Assume the O(log n) span implementation for this class.

35
Q

Race condition

A

When a data race leads to an error.

NOTE: Data race does not always lead to an error! So data race does not necessarily imply a race condition.

36
Q

What does it mean to “reduce” an array?

A

FROM WHAT I CAN TELL, it means to convert an array to a single value, most commonly by summing its elements. A lot of programming languages seem to have a reduce() method for arrays (Swift, Javascript, etc).

In Swift, for example, arr.reduce(0, +) will start with a value of 0, then combine that with the first element of arr using 0+arr[0], then combine that with arr[1], until it has summed all elements in arr. Presumably this could be done with any other binary operator, though I’m not confident about that.

37
Q

Vector notation tricks

A

In this class we will do at least two things to make pseudocode more compact:

1) Slicing: Instead of looping over some variable and using that to index an array, we can just use slicing a la Python, like, arr[1:n], or arr[:] for all elements of array. We could express the element-wise summation of two arrays by z[:] = x[:] + y[:].

2) Temporary arrays are implied: Instead of writing them out, we might do something like the following.

t[:] <- A[i,:]*x[:]
y(i) <- y(i) + reduce(t)

becomes…

y(i) <- y(i) + reduce(A[i,:]*x[:])

…where we recognize that there is an implicit temp array inside the reduce.

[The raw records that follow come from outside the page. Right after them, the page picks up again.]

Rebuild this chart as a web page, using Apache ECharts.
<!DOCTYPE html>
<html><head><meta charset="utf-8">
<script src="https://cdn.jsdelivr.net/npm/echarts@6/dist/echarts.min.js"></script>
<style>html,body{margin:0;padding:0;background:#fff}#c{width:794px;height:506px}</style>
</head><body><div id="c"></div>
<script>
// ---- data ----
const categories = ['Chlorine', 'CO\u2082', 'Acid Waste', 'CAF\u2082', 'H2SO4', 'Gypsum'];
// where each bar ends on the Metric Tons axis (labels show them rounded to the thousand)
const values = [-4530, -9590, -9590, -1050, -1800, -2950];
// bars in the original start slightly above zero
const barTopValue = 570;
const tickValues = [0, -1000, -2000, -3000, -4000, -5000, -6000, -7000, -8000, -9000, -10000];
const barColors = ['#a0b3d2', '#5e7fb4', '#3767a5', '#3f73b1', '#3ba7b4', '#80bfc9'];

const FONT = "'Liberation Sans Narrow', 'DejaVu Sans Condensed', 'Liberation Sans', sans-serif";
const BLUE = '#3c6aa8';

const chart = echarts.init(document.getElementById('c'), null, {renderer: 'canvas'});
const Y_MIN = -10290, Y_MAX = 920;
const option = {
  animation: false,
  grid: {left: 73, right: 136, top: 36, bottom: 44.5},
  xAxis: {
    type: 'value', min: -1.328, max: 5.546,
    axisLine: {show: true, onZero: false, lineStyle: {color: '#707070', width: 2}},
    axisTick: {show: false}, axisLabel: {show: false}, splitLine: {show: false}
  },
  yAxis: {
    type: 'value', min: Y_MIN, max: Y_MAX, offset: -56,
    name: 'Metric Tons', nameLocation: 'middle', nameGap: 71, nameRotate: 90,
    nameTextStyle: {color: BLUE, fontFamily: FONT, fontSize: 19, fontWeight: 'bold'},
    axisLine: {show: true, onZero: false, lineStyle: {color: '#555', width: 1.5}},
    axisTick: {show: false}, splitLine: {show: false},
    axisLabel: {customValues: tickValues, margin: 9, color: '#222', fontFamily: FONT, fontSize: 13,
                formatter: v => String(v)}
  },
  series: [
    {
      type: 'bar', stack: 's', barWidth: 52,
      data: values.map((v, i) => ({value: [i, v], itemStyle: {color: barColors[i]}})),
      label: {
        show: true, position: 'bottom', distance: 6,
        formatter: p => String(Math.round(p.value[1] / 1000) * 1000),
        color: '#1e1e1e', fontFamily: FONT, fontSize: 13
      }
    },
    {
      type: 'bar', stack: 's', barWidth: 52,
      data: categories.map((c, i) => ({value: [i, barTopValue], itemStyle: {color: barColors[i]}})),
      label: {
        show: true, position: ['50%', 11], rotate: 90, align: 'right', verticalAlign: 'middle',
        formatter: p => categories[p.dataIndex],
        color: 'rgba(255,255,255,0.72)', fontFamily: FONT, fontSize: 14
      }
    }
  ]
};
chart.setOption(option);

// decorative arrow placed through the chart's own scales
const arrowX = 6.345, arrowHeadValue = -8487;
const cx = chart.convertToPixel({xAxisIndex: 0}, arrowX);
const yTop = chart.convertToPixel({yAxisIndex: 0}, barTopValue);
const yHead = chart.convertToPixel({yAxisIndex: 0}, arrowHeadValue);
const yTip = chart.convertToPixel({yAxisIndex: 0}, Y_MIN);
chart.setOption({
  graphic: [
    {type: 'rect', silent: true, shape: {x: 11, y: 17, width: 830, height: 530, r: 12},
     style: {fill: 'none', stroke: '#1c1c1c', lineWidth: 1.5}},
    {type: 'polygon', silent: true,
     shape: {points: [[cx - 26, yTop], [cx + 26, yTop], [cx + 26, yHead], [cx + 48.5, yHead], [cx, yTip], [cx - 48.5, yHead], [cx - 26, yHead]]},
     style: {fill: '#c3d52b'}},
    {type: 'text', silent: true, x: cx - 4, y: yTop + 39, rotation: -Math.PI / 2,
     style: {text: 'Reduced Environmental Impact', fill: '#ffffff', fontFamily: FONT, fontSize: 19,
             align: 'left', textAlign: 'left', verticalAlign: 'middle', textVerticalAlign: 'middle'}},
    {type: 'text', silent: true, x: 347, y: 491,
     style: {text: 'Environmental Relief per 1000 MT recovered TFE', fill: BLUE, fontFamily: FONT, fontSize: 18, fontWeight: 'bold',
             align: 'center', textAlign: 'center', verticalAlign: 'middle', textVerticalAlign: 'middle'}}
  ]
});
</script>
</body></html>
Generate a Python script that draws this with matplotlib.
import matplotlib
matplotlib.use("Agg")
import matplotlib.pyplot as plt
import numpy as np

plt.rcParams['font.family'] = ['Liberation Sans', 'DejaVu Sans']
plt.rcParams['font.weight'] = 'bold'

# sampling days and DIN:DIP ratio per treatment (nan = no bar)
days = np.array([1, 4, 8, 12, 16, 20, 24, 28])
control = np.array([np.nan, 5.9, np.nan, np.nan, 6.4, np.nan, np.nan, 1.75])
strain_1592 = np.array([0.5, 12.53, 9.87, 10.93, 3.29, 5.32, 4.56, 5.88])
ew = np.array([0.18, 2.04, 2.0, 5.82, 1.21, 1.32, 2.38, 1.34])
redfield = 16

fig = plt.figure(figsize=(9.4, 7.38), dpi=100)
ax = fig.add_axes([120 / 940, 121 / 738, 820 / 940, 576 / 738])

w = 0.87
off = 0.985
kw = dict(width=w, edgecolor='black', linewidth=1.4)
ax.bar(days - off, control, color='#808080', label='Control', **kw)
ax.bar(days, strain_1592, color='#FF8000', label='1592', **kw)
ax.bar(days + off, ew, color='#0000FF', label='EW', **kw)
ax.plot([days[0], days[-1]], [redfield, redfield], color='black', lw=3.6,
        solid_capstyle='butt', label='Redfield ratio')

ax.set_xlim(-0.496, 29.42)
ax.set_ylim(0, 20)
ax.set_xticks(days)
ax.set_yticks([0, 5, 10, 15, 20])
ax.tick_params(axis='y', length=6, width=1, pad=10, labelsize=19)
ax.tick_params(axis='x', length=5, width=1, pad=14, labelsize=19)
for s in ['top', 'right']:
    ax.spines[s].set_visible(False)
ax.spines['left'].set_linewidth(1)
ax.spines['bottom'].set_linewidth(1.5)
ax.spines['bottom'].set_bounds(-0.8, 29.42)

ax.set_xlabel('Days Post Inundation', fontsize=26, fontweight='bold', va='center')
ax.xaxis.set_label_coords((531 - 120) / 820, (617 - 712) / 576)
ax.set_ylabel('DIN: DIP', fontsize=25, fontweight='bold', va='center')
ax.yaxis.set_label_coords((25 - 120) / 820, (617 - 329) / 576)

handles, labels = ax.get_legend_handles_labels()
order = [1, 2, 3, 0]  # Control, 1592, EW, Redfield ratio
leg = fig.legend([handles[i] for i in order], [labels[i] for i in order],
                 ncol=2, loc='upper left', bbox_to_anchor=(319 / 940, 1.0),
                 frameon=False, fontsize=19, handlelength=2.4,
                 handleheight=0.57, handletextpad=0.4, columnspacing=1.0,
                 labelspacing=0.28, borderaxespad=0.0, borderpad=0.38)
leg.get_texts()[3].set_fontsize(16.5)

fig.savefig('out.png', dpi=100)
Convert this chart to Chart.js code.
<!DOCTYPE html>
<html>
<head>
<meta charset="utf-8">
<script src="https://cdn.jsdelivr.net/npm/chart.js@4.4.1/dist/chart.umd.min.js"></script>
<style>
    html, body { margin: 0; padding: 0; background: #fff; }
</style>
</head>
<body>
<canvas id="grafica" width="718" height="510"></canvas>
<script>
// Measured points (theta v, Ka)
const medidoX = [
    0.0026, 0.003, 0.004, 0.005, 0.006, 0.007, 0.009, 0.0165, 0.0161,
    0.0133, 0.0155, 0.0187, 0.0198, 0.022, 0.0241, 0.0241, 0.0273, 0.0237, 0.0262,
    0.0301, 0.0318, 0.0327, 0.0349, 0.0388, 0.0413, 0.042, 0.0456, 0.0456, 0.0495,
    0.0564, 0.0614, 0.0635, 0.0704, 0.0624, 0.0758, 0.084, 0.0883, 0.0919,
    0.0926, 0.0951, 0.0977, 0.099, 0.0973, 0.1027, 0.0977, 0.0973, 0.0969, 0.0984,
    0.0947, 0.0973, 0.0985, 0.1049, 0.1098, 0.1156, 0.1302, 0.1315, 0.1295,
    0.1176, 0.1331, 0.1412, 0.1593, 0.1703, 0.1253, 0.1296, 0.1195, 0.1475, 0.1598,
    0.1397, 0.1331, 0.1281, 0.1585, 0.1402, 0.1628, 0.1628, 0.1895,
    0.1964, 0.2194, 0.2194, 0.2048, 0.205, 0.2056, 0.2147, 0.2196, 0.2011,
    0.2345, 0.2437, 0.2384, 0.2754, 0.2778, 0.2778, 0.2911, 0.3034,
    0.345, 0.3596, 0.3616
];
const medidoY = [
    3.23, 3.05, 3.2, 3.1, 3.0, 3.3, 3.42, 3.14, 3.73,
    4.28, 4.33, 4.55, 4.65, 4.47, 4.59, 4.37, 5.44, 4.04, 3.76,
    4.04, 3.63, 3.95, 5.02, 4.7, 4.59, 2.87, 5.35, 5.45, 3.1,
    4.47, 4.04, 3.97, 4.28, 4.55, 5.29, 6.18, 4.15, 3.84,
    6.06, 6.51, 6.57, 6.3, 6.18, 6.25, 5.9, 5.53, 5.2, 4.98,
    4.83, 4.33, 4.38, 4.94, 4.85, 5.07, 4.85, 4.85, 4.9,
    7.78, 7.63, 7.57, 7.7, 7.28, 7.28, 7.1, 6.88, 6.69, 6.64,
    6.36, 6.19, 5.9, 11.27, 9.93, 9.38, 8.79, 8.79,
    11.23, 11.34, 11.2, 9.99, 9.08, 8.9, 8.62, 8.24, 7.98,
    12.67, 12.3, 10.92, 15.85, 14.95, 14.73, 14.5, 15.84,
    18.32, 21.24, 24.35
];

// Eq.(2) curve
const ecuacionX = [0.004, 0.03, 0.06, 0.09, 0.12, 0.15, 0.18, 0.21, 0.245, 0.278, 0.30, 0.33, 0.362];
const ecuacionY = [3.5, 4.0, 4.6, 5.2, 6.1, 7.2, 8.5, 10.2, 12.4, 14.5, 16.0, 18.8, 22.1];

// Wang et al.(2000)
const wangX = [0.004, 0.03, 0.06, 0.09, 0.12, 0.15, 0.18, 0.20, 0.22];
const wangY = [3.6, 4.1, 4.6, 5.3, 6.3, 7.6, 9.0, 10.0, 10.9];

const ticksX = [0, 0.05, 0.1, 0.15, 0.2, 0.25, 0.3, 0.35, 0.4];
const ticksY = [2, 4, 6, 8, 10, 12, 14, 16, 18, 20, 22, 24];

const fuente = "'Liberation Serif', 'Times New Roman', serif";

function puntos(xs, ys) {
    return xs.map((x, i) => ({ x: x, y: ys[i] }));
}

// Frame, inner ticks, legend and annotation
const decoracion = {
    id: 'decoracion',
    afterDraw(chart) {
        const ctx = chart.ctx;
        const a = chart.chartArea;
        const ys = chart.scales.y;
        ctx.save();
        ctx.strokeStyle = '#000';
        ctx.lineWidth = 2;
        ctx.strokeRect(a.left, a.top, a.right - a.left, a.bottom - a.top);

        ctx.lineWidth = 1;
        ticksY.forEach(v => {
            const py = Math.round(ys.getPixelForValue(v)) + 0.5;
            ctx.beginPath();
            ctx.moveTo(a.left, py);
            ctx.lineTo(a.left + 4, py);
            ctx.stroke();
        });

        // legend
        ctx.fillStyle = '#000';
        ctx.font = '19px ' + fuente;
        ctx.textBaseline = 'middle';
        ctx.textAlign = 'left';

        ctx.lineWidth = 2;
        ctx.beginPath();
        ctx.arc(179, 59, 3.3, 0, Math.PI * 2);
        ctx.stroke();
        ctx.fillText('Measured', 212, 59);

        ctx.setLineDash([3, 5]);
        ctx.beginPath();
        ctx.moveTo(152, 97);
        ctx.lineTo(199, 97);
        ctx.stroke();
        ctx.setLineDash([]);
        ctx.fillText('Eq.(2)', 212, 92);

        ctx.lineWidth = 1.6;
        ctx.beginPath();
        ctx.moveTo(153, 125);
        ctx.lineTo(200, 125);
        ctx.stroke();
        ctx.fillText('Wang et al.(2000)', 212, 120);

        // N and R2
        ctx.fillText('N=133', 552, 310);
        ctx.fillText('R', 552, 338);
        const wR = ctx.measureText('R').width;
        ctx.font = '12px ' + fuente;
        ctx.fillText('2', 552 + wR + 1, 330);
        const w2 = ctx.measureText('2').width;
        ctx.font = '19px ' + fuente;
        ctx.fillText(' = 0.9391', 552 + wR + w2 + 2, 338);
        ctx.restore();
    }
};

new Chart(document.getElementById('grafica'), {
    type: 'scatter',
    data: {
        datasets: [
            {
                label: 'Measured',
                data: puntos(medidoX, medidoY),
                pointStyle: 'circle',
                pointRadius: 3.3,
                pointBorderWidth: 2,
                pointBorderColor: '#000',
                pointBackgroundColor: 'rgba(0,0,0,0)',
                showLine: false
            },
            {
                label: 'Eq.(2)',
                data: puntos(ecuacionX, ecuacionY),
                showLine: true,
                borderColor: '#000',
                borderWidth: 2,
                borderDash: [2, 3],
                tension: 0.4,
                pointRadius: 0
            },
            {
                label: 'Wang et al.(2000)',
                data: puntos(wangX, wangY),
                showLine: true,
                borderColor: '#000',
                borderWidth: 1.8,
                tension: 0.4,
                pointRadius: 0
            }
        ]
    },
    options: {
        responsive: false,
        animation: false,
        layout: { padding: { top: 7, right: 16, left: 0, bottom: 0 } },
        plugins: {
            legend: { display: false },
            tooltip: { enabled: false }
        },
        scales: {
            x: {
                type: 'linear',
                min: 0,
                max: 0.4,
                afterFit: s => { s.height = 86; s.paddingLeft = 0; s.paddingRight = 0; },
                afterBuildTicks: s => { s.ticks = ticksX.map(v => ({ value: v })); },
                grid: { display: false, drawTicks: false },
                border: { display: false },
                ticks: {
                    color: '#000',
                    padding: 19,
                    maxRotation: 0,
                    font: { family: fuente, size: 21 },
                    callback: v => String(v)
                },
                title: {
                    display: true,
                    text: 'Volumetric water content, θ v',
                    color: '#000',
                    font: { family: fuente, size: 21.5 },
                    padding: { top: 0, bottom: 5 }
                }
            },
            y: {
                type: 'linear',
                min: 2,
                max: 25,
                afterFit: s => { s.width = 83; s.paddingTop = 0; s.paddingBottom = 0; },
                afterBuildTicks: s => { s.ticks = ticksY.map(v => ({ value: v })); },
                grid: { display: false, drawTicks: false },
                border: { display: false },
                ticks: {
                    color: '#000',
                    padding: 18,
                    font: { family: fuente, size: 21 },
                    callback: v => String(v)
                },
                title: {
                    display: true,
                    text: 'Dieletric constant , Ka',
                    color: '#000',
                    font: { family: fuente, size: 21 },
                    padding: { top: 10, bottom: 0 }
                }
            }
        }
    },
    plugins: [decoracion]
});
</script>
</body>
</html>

3) We should also recognize that something like t[:] <- A[i,:]*x[:] is easily parallelizable with par-for. Use the work and span for par-for here.

38
Q

Good algorithm vs bad algorithm in terms of DAG height, width, and number of operations

A

A good algorithm has low “mass”, or fewer operations, and has short and wide. i.e. lots of parallelism, little work, low span.

A bad algorithm has a lot of operations and is tall and skinny. So a lot of work, large span, and little parallelism.

39
Q

Divide and conquer: how important is it here?

A

It should usually be the first thing you try!